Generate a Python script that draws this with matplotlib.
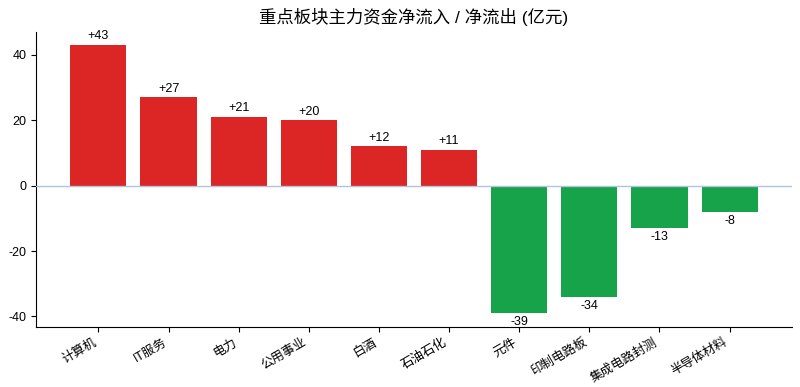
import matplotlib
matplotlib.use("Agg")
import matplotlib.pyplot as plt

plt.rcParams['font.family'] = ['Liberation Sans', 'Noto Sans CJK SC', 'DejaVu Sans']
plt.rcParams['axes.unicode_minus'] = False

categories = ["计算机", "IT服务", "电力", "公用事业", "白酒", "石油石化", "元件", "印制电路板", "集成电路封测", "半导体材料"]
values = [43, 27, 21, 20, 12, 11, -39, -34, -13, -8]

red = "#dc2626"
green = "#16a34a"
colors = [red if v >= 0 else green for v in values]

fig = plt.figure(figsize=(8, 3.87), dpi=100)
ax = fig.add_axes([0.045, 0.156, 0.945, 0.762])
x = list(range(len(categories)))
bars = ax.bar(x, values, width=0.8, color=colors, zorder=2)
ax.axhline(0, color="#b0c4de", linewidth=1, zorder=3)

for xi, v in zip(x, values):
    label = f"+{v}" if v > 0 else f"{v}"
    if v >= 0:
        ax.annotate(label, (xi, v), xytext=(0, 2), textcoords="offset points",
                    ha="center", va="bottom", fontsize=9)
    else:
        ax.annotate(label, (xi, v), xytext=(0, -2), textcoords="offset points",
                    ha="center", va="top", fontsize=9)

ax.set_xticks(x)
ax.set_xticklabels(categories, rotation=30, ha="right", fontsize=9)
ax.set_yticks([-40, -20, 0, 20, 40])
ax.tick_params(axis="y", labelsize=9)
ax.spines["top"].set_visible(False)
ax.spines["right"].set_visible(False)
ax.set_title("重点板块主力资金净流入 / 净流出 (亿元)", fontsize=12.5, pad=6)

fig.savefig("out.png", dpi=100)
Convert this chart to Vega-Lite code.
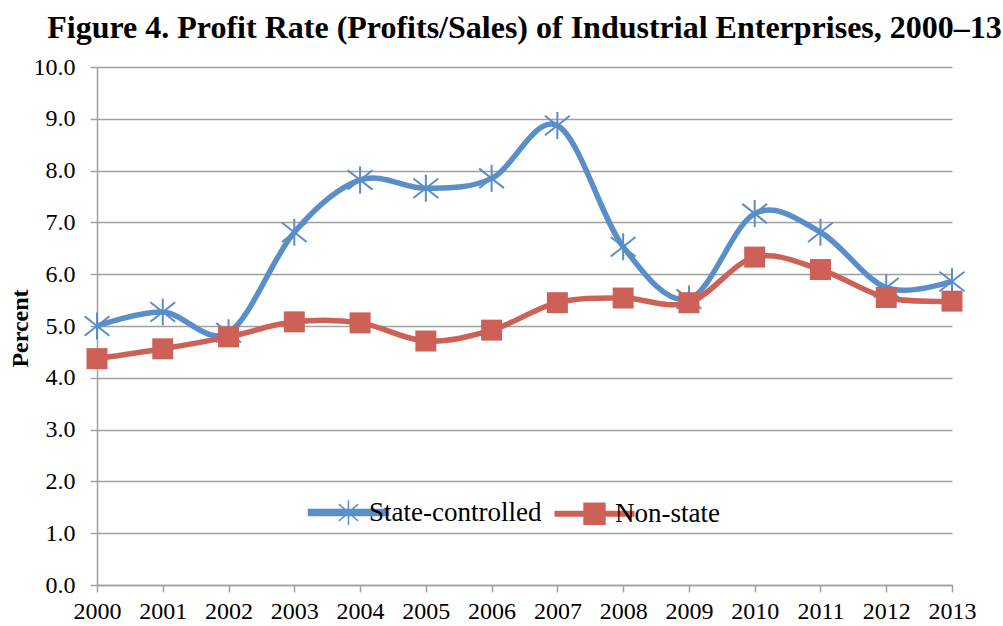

WRITTEN PROBLEM — Leave the images out, please, and restate each line word for word.

WRITTEN ANSWER —
Generate a Python script that draws this with matplotlib.
import matplotlib
matplotlib.use("Agg")
import matplotlib.pyplot as plt

plt.rcParams['font.family'] = ['Liberation Sans', 'Noto Sans CJK SC', 'DejaVu Sans']
plt.rcParams['axes.unicode_minus'] = False

categories = ["计算机", "IT服务", "电力", "公用事业", "白酒", "石油石化", "元件", "印制电路板", "集成电路封测", "半导体材料"]
values = [43, 27, 21, 20, 12, 11, -39, -34, -13, -8]

red = "#dc2626"
green = "#16a34a"
colors = [red if v >= 0 else green for v in values]

fig = plt.figure(figsize=(8, 3.87), dpi=100)
ax = fig.add_axes([0.045, 0.156, 0.945, 0.762])
x = list(range(len(categories)))
bars = ax.bar(x, values, width=0.8, color=colors, zorder=2)
ax.axhline(0, color="#b0c4de", linewidth=1, zorder=3)

for xi, v in zip(x, values):
    label = f"+{v}" if v > 0 else f"{v}"
    if v >= 0:
        ax.annotate(label, (xi, v), xytext=(0, 2), textcoords="offset points",
                    ha="center", va="bottom", fontsize=9)
    else:
        ax.annotate(label, (xi, v), xytext=(0, -2), textcoords="offset points",
                    ha="center", va="top", fontsize=9)

ax.set_xticks(x)
ax.set_xticklabels(categories, rotation=30, ha="right", fontsize=9)
ax.set_yticks([-40, -20, 0, 20, 40])
ax.tick_params(axis="y", labelsize=9)
ax.spines["top"].set_visible(False)
ax.spines["right"].set_visible(False)
ax.set_title("重点板块主力资金净流入 / 净流出 (亿元)", fontsize=12.5, pad=6)

fig.savefig("out.png", dpi=100)
Convert this chart to Vega-Lite code.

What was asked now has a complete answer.